begin PROVIDED INFORMATION

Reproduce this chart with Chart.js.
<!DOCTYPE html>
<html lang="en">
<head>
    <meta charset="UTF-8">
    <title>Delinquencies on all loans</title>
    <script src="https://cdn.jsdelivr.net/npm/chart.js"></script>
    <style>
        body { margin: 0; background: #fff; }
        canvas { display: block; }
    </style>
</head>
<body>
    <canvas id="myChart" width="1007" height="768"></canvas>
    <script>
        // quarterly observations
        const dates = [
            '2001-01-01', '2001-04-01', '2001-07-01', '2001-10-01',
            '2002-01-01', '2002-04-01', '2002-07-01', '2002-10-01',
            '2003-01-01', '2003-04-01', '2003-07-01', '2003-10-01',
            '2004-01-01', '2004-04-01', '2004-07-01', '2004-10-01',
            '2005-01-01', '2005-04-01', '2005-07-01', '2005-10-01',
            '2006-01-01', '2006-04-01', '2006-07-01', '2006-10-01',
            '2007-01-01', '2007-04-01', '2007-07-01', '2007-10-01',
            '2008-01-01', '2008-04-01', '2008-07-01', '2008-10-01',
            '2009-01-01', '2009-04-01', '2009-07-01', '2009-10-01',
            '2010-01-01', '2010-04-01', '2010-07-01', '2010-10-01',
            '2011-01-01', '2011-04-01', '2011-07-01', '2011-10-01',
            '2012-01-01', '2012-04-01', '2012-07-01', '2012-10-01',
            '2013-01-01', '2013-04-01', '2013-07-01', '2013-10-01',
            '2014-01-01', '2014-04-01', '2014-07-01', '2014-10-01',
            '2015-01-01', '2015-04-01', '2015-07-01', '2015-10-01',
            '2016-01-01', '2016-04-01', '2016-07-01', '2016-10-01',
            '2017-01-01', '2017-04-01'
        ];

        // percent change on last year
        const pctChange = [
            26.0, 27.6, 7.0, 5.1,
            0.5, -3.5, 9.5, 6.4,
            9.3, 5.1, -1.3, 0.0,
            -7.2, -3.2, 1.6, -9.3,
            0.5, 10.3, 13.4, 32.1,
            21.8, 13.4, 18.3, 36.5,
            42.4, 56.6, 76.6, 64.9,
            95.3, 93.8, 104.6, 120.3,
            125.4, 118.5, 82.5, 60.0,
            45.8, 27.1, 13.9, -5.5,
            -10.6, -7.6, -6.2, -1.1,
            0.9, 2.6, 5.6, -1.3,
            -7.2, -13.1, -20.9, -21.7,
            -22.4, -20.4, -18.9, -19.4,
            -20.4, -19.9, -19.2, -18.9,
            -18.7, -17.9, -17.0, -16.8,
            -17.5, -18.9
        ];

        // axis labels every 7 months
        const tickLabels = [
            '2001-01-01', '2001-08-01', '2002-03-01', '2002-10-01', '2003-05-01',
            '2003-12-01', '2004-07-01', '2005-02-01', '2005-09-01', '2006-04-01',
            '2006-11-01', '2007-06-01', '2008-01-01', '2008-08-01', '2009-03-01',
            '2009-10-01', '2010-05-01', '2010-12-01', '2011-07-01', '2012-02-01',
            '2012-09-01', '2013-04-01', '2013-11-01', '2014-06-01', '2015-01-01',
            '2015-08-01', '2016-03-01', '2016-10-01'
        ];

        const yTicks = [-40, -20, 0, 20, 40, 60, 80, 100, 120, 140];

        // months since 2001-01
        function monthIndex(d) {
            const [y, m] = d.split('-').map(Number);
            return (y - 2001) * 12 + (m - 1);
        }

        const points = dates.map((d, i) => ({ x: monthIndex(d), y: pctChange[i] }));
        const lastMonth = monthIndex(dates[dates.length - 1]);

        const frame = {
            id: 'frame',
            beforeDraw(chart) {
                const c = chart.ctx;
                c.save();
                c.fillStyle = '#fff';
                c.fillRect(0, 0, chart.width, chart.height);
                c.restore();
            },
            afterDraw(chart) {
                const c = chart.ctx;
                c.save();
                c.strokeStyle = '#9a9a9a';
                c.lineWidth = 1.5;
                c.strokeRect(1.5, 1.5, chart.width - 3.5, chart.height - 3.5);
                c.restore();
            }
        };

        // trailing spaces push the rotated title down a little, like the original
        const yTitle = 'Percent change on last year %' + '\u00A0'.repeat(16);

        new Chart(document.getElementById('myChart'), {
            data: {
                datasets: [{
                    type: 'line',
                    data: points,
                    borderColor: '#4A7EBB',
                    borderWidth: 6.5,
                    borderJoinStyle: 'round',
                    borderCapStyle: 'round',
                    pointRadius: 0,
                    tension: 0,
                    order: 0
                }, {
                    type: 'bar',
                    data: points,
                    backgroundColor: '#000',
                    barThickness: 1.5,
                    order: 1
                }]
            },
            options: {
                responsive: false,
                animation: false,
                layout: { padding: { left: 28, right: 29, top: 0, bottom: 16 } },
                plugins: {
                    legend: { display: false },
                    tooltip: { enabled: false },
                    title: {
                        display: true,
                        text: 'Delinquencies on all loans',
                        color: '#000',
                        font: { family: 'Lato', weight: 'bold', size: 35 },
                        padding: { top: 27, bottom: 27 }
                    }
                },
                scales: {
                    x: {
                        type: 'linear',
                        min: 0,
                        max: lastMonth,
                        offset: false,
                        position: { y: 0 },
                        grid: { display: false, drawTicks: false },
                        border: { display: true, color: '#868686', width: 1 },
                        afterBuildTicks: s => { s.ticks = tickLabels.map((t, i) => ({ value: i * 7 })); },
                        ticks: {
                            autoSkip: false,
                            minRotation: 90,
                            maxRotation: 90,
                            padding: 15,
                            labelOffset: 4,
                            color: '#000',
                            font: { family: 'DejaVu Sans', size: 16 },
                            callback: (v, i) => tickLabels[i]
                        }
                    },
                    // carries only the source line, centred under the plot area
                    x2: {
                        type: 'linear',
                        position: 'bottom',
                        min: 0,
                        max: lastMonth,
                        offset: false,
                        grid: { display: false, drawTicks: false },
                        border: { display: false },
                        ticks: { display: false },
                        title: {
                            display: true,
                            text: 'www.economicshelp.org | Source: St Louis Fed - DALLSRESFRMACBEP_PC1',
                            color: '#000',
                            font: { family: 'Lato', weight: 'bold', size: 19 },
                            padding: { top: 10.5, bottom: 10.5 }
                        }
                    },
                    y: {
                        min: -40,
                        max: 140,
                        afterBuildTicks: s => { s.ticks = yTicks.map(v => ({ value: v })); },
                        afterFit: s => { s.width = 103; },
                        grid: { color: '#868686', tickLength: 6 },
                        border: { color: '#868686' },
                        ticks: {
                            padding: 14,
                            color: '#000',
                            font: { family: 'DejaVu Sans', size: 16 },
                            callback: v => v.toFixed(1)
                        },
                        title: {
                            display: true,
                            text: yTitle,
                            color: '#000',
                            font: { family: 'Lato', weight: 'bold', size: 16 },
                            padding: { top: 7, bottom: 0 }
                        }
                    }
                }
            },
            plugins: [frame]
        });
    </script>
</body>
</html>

end PROVIDED INFORMATION
begin PROVIDED INFORMATION

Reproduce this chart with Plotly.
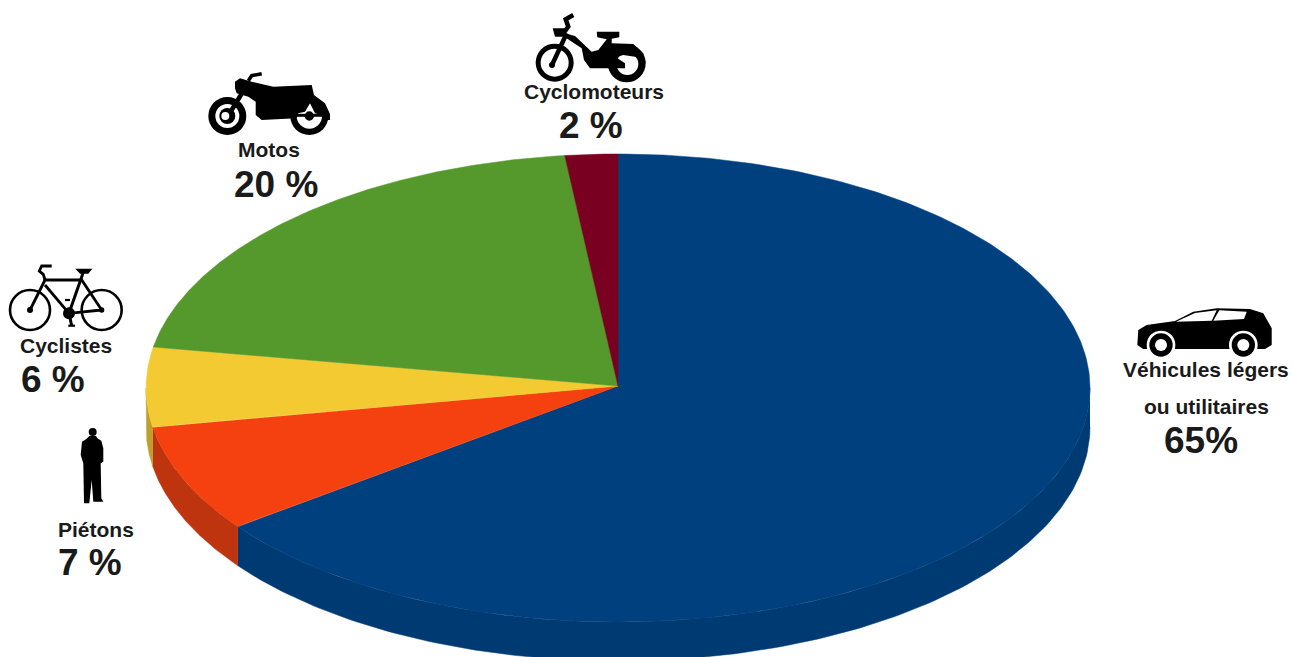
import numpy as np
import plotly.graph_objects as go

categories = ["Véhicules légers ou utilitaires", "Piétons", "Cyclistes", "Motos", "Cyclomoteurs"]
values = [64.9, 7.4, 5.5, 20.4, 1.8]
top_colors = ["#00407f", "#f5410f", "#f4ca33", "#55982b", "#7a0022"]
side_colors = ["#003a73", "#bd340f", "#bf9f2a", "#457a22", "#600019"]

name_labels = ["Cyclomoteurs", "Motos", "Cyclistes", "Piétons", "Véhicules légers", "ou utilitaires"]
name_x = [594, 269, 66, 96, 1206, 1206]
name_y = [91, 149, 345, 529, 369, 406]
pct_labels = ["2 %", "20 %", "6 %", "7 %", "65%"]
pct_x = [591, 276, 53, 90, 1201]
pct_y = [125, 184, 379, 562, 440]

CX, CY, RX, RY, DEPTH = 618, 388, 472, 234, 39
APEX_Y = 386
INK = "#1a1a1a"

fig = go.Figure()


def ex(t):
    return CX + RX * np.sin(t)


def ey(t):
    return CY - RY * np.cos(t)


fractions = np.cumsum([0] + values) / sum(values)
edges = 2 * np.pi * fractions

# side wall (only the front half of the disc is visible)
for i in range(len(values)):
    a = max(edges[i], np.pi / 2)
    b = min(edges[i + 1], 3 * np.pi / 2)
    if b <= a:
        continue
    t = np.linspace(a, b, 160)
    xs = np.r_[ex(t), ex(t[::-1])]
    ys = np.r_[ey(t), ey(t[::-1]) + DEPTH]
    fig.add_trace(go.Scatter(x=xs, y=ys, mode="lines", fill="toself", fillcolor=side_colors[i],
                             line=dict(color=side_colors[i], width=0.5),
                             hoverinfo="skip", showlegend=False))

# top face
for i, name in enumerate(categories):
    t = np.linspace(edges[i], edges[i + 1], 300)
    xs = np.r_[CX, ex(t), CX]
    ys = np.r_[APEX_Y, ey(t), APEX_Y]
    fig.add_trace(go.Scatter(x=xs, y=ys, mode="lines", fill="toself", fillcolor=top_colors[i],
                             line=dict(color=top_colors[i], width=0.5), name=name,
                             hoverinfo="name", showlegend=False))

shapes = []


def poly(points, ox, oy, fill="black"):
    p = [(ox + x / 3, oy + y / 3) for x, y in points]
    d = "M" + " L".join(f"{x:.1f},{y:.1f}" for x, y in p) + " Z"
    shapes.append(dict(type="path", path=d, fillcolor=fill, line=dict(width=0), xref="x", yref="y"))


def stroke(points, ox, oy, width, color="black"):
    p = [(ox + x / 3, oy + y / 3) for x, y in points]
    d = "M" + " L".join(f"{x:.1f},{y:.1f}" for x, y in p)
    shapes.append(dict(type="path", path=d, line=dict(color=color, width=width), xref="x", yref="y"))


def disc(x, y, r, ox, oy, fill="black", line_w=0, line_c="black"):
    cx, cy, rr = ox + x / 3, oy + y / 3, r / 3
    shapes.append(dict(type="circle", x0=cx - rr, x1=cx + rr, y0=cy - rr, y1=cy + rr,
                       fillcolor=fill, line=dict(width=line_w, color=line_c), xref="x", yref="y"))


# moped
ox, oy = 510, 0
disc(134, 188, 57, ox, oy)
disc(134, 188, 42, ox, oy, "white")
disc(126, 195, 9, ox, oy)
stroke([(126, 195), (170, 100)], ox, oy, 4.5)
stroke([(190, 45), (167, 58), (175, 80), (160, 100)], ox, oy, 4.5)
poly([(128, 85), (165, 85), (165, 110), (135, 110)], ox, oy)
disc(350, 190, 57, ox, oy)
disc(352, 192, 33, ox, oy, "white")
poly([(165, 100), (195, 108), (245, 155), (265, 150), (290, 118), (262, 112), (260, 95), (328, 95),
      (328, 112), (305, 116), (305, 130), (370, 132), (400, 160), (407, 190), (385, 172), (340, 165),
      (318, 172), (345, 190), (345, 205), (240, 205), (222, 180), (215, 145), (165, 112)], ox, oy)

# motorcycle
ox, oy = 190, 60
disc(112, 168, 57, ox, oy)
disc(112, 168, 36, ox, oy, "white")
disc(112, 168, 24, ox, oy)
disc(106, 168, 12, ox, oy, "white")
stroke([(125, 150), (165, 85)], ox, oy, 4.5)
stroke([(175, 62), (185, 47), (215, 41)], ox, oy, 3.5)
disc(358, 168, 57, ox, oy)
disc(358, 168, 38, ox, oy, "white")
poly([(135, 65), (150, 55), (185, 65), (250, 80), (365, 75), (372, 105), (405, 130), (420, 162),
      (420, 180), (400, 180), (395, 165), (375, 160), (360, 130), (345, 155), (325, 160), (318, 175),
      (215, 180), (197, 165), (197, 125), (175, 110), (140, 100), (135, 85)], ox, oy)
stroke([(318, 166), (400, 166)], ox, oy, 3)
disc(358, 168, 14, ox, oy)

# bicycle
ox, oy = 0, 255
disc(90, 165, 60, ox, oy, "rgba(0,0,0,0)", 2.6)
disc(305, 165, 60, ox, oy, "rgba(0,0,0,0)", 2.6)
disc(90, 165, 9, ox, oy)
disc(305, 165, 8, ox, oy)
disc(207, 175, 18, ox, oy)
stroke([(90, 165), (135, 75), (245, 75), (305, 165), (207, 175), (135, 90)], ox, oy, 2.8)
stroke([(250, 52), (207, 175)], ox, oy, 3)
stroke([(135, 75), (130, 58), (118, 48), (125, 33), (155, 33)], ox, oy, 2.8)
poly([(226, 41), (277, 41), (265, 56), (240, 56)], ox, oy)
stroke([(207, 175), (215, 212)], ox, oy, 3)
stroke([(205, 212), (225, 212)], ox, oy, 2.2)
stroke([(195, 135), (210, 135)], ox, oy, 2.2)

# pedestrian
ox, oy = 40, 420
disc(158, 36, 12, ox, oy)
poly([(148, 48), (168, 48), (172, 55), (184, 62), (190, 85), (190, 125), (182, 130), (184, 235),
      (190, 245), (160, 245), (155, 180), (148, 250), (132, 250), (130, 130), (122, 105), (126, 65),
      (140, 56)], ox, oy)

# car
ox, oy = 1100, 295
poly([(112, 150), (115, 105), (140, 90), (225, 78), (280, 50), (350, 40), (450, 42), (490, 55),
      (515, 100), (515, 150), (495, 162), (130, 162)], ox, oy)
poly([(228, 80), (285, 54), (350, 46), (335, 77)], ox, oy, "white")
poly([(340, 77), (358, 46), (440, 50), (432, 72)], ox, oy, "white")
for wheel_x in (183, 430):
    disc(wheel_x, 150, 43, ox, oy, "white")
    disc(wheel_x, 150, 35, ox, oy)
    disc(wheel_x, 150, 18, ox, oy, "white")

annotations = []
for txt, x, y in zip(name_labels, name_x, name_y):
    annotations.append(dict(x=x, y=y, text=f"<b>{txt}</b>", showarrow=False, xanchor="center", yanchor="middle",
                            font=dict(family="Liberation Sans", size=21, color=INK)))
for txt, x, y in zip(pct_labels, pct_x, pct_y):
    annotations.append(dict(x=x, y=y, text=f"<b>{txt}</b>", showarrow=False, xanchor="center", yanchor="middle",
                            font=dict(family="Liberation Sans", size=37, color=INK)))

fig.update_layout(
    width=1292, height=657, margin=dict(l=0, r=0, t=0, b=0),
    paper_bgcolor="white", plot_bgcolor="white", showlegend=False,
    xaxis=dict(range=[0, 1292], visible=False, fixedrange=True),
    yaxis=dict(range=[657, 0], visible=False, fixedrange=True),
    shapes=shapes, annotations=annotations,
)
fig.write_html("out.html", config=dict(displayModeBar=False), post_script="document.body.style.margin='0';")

end PROVIDED INFORMATION
begin PROVIDED INFORMATION

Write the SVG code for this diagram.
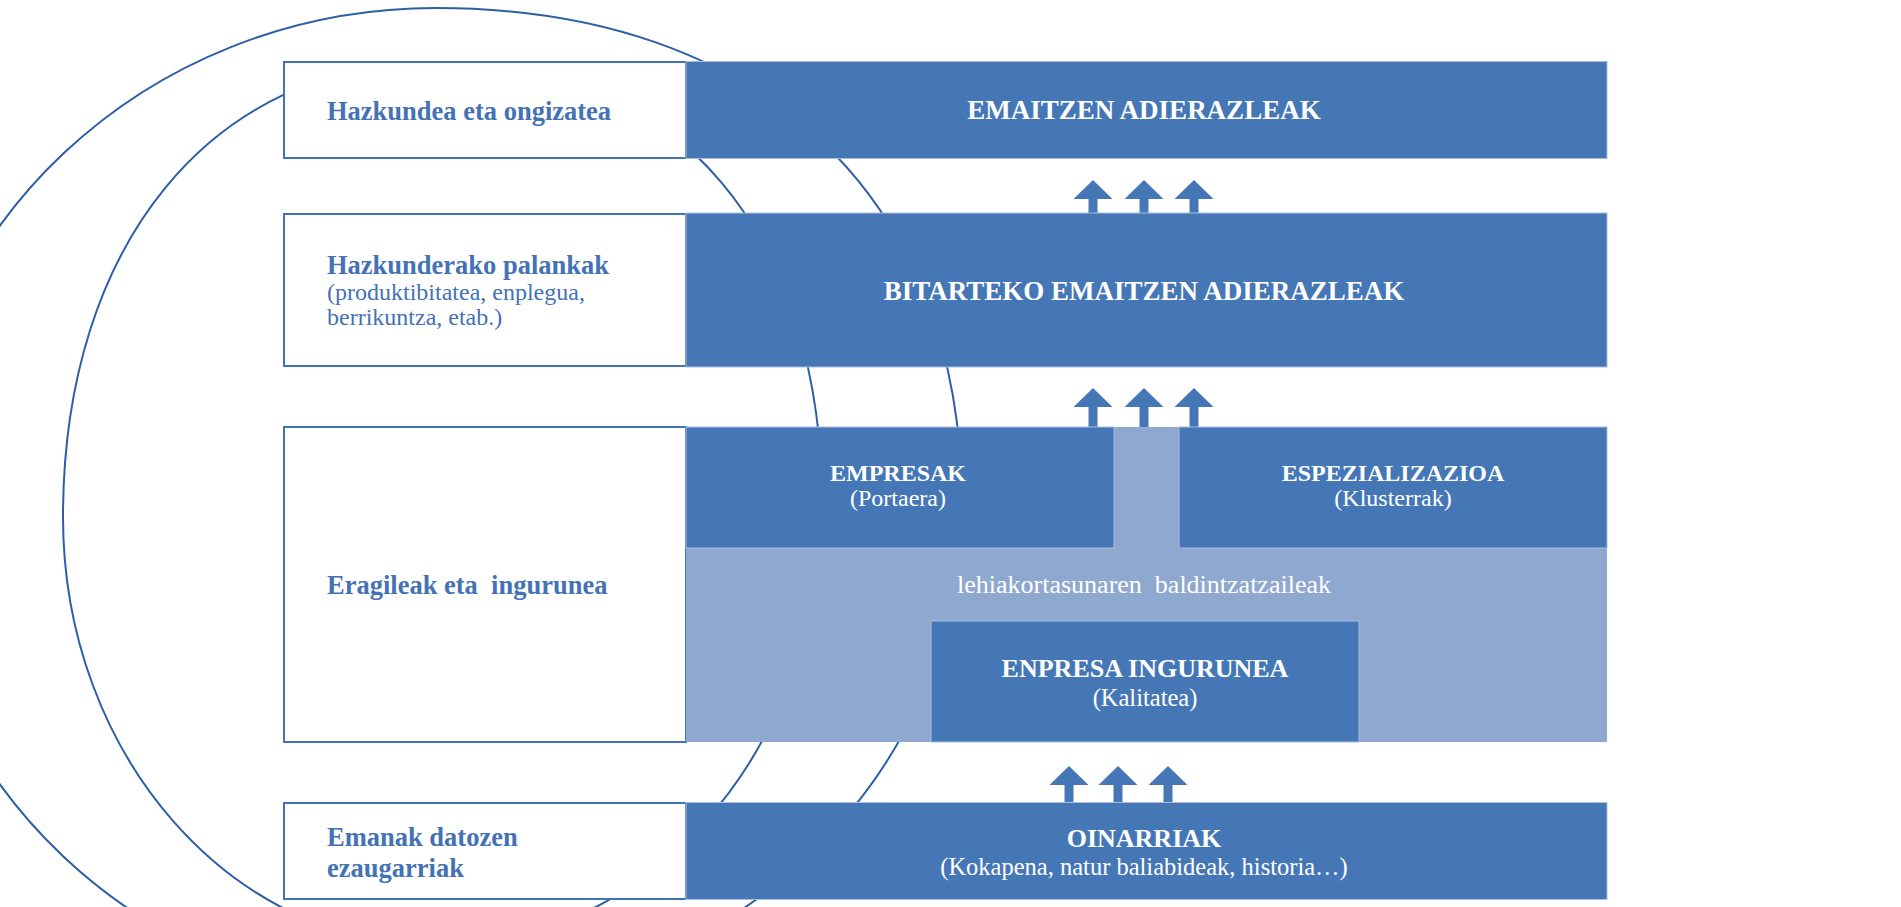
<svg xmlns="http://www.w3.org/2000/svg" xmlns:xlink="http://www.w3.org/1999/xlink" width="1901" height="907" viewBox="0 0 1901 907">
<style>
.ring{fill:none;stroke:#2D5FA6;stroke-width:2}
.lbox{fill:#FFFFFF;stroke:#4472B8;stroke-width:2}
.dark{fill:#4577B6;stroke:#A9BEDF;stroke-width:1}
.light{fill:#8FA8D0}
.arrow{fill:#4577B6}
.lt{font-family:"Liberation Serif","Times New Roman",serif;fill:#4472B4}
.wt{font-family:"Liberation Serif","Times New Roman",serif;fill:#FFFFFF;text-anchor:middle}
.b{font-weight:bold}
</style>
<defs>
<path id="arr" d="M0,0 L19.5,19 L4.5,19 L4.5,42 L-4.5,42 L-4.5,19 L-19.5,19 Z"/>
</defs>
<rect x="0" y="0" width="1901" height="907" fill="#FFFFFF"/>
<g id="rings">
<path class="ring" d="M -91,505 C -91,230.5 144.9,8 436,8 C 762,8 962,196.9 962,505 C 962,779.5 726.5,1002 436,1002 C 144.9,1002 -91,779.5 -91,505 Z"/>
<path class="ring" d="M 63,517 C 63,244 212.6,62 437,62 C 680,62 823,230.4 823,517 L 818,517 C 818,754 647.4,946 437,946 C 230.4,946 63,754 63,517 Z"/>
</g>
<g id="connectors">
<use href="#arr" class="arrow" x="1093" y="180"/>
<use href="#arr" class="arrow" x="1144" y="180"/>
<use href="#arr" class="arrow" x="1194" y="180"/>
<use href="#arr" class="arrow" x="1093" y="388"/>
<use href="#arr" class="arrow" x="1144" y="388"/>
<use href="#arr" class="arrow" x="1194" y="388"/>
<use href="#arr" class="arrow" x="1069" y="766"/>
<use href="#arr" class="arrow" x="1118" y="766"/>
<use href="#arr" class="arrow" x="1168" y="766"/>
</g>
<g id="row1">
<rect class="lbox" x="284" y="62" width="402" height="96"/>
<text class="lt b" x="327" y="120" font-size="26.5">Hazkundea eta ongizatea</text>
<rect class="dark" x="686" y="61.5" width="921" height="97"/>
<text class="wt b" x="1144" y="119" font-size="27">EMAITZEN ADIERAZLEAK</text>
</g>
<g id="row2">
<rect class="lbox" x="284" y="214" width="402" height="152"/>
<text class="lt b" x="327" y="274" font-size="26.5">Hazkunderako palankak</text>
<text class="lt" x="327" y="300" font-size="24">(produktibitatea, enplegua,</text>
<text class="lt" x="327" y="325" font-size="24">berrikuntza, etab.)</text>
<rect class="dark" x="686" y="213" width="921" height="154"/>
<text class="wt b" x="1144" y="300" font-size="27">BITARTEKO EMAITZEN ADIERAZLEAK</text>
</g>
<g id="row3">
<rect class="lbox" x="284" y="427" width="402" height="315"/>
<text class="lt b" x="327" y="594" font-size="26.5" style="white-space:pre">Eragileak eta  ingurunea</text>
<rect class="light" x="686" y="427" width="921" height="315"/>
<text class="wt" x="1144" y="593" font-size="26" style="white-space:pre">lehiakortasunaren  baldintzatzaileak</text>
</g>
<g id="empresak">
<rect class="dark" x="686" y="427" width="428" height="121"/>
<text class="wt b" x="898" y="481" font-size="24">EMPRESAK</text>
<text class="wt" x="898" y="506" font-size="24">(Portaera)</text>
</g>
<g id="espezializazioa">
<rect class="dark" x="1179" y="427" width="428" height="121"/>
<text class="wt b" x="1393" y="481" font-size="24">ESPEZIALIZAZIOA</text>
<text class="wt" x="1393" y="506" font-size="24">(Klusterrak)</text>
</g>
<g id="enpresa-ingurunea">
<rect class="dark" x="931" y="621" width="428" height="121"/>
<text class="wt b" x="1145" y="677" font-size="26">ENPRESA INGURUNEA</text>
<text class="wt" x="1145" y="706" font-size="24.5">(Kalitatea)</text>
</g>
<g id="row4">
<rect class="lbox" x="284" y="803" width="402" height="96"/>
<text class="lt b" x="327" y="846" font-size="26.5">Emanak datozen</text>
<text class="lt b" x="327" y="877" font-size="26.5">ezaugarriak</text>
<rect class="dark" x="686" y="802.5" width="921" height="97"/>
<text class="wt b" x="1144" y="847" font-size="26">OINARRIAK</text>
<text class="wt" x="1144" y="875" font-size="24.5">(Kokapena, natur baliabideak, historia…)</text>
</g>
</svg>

end PROVIDED INFORMATION

**TASK BRIEF:**
Up in the listing, locate the line with "Reproduce this chart with Plotly."; print it and every line after it down to the line with "return CY - RY * np.cos(t)", which is included too. Skip the pictures.

**TASK RESPONSE:**
Reproduce this chart with Plotly.
import numpy as np
import plotly.graph_objects as go

categories = ["Véhicules légers ou utilitaires", "Piétons", "Cyclistes", "Motos", "Cyclomoteurs"]
values = [64.9, 7.4, 5.5, 20.4, 1.8]
top_colors = ["#00407f", "#f5410f", "#f4ca33", "#55982b", "#7a0022"]
side_colors = ["#003a73", "#bd340f", "#bf9f2a", "#457a22", "#600019"]

name_labels = ["Cyclomoteurs", "Motos", "Cyclistes", "Piétons", "Véhicules légers", "ou utilitaires"]
name_x = [594, 269, 66, 96, 1206, 1206]
name_y = [91, 149, 345, 529, 369, 406]
pct_labels = ["2 %", "20 %", "6 %", "7 %", "65%"]
pct_x = [591, 276, 53, 90, 1201]
pct_y = [125, 184, 379, 562, 440]

CX, CY, RX, RY, DEPTH = 618, 388, 472, 234, 39
APEX_Y = 386
INK = "#1a1a1a"

fig = go.Figure()


def ex(t):
    return CX + RX * np.sin(t)


def ey(t):
    return CY - RY * np.cos(t)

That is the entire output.